(Source code of charts)
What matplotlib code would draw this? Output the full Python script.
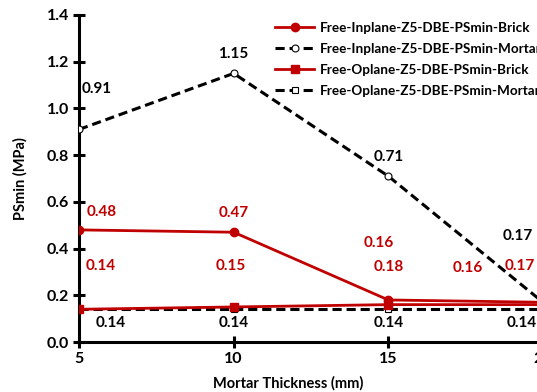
import matplotlib
matplotlib.use("Agg")
import matplotlib.pyplot as plt
from matplotlib.lines import Line2D

plt.rcParams['font.family'] = ['Lato', 'DejaVu Sans']
plt.rcParams['font.weight'] = 'bold'

thickness = [5, 10, 15, 20]
inplane_brick = [0.48, 0.47, 0.18, 0.17]
inplane_mortar = [0.91, 1.15, 0.71, 0.17]
oplane_brick = [0.14, 0.15, 0.16, 0.16]
oplane_mortar = [0.14, 0.14, 0.14, 0.14]

names = ["Free-Inplane-Z5-DBE-PSmin-Brick",
         "Free-Inplane-Z5-DBE-PSmin-Mortar",
         "Free-Oplane-Z5-DBE-PSmin-Brick",
         "Free-Oplane-Z5-DBE-PSmin-Mortar"]

RED = "#C00000"
W, H = 537, 392
fig = plt.figure(figsize=(W / 100, H / 100), dpi=100)
# plot area runs past the right edge of the canvas
x0, x1 = 79, 543
y0, y1 = 342, 15
ax = fig.add_axes([x0 / W, 1 - y0 / H, (x1 - x0) / W, (y0 - y1) / H])

ax.plot(thickness, inplane_mortar, color="black", ls=(0, (3, 1.6)), lw=2.2,
        marker="o", mfc="white", mec="black", ms=5, mew=0.8, label=names[1], zorder=3)
ax.plot(thickness, oplane_mortar, color="black", ls=(0, (3, 1.6)), lw=2.2,
        marker="s", mfc="white", mec="black", ms=5, mew=0.8, label=names[3], zorder=3)
ax.plot(thickness, inplane_brick, color=RED, lw=2.0,
        marker="o", mfc=RED, mec=RED, ms=6, label=names[0], zorder=4)
ax.plot(thickness, oplane_brick, color=RED, lw=2.0,
        marker="s", mfc=RED, mec=RED, ms=6, label=names[2], zorder=4)

ax.set_xlim(5, 20)
ax.set_ylim(0, 1.4)
ax.set_xticks([5, 10, 15, 20])
ax.set_yticks([0.0, 0.2, 0.4, 0.6, 0.8, 1.0, 1.2, 1.4])
ax.set_yticklabels([f"{v:.1f}" for v in ax.get_yticks()])
for s in ["top", "right"]:
    ax.spines[s].set_visible(False)
for s in ["left", "bottom"]:
    ax.spines[s].set_linewidth(2.2)
ax.tick_params(axis="both", direction="inout", length=8, width=2.2,
               labelsize=11.5, pad=3)
for t in ax.get_xticklabels() + ax.get_yticklabels():
    t.set_fontweight("bold")

ax.set_ylabel("PSmin (MPa)", fontsize=10.5, fontweight="bold", labelpad=14)
ax.set_xlabel("Mortar Thickness (mm)", fontsize=10.5, fontweight="bold")
ax.xaxis.set_label_coords((288 - x0) / (x1 - x0), -0.105)

# value labels, offsets in points from each point
px = 0.72
def label(xs, ys, offs, color):
    for xv, yv, (dx, dy) in zip(xs, ys, offs):
        ax.annotate(f"{yv:.2f}", (xv, yv), xytext=(dx * px, -dy * px),
                    textcoords="offset points", ha="center", va="center",
                    fontsize=11, fontweight="bold", color=color,
                    annotation_clip=False, zorder=5)

label(thickness, inplane_mortar, [(18, -40), (0, -19), (0, -19), (-25, -66)], "black")
label(thickness, inplane_brick, [(23, -18), (0, -19), (0, -33), (-23, -36)], RED)
label(thickness, oplane_brick, [(22, -43), (-3, -41), (-10, -62), (-75, -37)], RED)
label(thickness, oplane_mortar, [(32, 14), (0, 14), (0, 14), (-21, 14)], "black")

handles = [
    Line2D([], [], color=RED, lw=2.0, marker="o", mfc=RED, mec=RED, ms=6),
    Line2D([], [], color="black", ls=(0, (3, 1.6)), lw=2.2, marker="o",
           mfc="white", mec="black", ms=5, mew=0.8),
    Line2D([], [], color=RED, lw=2.0, marker="s", mfc=RED, mec=RED, ms=6),
    Line2D([], [], color="black", ls=(0, (3, 1.6)), lw=2.2, marker="s",
           mfc="white", mec="black", ms=5, mew=0.8),
]
fig.legend(handles, names, loc="upper left", bbox_to_anchor=(275 / W, 1 - 22 / H),
           frameon=False, prop={"weight": "bold", "size": 9.7},
           handlelength=2.9, handletextpad=0.45, labelspacing=0.67,
           borderaxespad=0, borderpad=0)

fig.savefig("out.png", dpi=100)
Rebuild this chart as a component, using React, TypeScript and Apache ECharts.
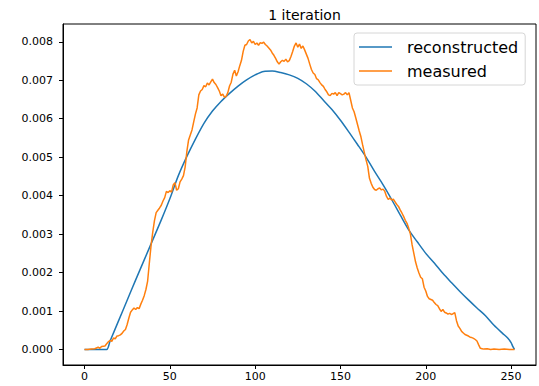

- WORK TO DO -
Reproduce each entry precisely, dropping only the pictures.

- ANSWER TO THIS TASK -
What matplotlib code would draw this? Output the full Python script.
import matplotlib
matplotlib.use("Agg")
import matplotlib.pyplot as plt
from matplotlib.lines import Line2D

plt.rcParams['font.family'] = ['Lato', 'DejaVu Sans']
plt.rcParams['font.weight'] = 'bold'

thickness = [5, 10, 15, 20]
inplane_brick = [0.48, 0.47, 0.18, 0.17]
inplane_mortar = [0.91, 1.15, 0.71, 0.17]
oplane_brick = [0.14, 0.15, 0.16, 0.16]
oplane_mortar = [0.14, 0.14, 0.14, 0.14]

names = ["Free-Inplane-Z5-DBE-PSmin-Brick",
         "Free-Inplane-Z5-DBE-PSmin-Mortar",
         "Free-Oplane-Z5-DBE-PSmin-Brick",
         "Free-Oplane-Z5-DBE-PSmin-Mortar"]

RED = "#C00000"
W, H = 537, 392
fig = plt.figure(figsize=(W / 100, H / 100), dpi=100)
# plot area runs past the right edge of the canvas
x0, x1 = 79, 543
y0, y1 = 342, 15
ax = fig.add_axes([x0 / W, 1 - y0 / H, (x1 - x0) / W, (y0 - y1) / H])

ax.plot(thickness, inplane_mortar, color="black", ls=(0, (3, 1.6)), lw=2.2,
        marker="o", mfc="white", mec="black", ms=5, mew=0.8, label=names[1], zorder=3)
ax.plot(thickness, oplane_mortar, color="black", ls=(0, (3, 1.6)), lw=2.2,
        marker="s", mfc="white", mec="black", ms=5, mew=0.8, label=names[3], zorder=3)
ax.plot(thickness, inplane_brick, color=RED, lw=2.0,
        marker="o", mfc=RED, mec=RED, ms=6, label=names[0], zorder=4)
ax.plot(thickness, oplane_brick, color=RED, lw=2.0,
        marker="s", mfc=RED, mec=RED, ms=6, label=names[2], zorder=4)

ax.set_xlim(5, 20)
ax.set_ylim(0, 1.4)
ax.set_xticks([5, 10, 15, 20])
ax.set_yticks([0.0, 0.2, 0.4, 0.6, 0.8, 1.0, 1.2, 1.4])
ax.set_yticklabels([f"{v:.1f}" for v in ax.get_yticks()])
for s in ["top", "right"]:
    ax.spines[s].set_visible(False)
for s in ["left", "bottom"]:
    ax.spines[s].set_linewidth(2.2)
ax.tick_params(axis="both", direction="inout", length=8, width=2.2,
               labelsize=11.5, pad=3)
for t in ax.get_xticklabels() + ax.get_yticklabels():
    t.set_fontweight("bold")

ax.set_ylabel("PSmin (MPa)", fontsize=10.5, fontweight="bold", labelpad=14)
ax.set_xlabel("Mortar Thickness (mm)", fontsize=10.5, fontweight="bold")
ax.xaxis.set_label_coords((288 - x0) / (x1 - x0), -0.105)

# value labels, offsets in points from each point
px = 0.72
def label(xs, ys, offs, color):
    for xv, yv, (dx, dy) in zip(xs, ys, offs):
        ax.annotate(f"{yv:.2f}", (xv, yv), xytext=(dx * px, -dy * px),
                    textcoords="offset points", ha="center", va="center",
                    fontsize=11, fontweight="bold", color=color,
                    annotation_clip=False, zorder=5)

label(thickness, inplane_mortar, [(18, -40), (0, -19), (0, -19), (-25, -66)], "black")
label(thickness, inplane_brick, [(23, -18), (0, -19), (0, -33), (-23, -36)], RED)
label(thickness, oplane_brick, [(22, -43), (-3, -41), (-10, -62), (-75, -37)], RED)
label(thickness, oplane_mortar, [(32, 14), (0, 14), (0, 14), (-21, 14)], "black")

handles = [
    Line2D([], [], color=RED, lw=2.0, marker="o", mfc=RED, mec=RED, ms=6),
    Line2D([], [], color="black", ls=(0, (3, 1.6)), lw=2.2, marker="o",
           mfc="white", mec="black", ms=5, mew=0.8),
    Line2D([], [], color=RED, lw=2.0, marker="s", mfc=RED, mec=RED, ms=6),
    Line2D([], [], color="black", ls=(0, (3, 1.6)), lw=2.2, marker="s",
           mfc="white", mec="black", ms=5, mew=0.8),
]
fig.legend(handles, names, loc="upper left", bbox_to_anchor=(275 / W, 1 - 22 / H),
           frameon=False, prop={"weight": "bold", "size": 9.7},
           handlelength=2.9, handletextpad=0.45, labelspacing=0.67,
           borderaxespad=0, borderpad=0)

fig.savefig("out.png", dpi=100)
Rebuild this chart as a component, using React, TypeScript and Apache ECharts.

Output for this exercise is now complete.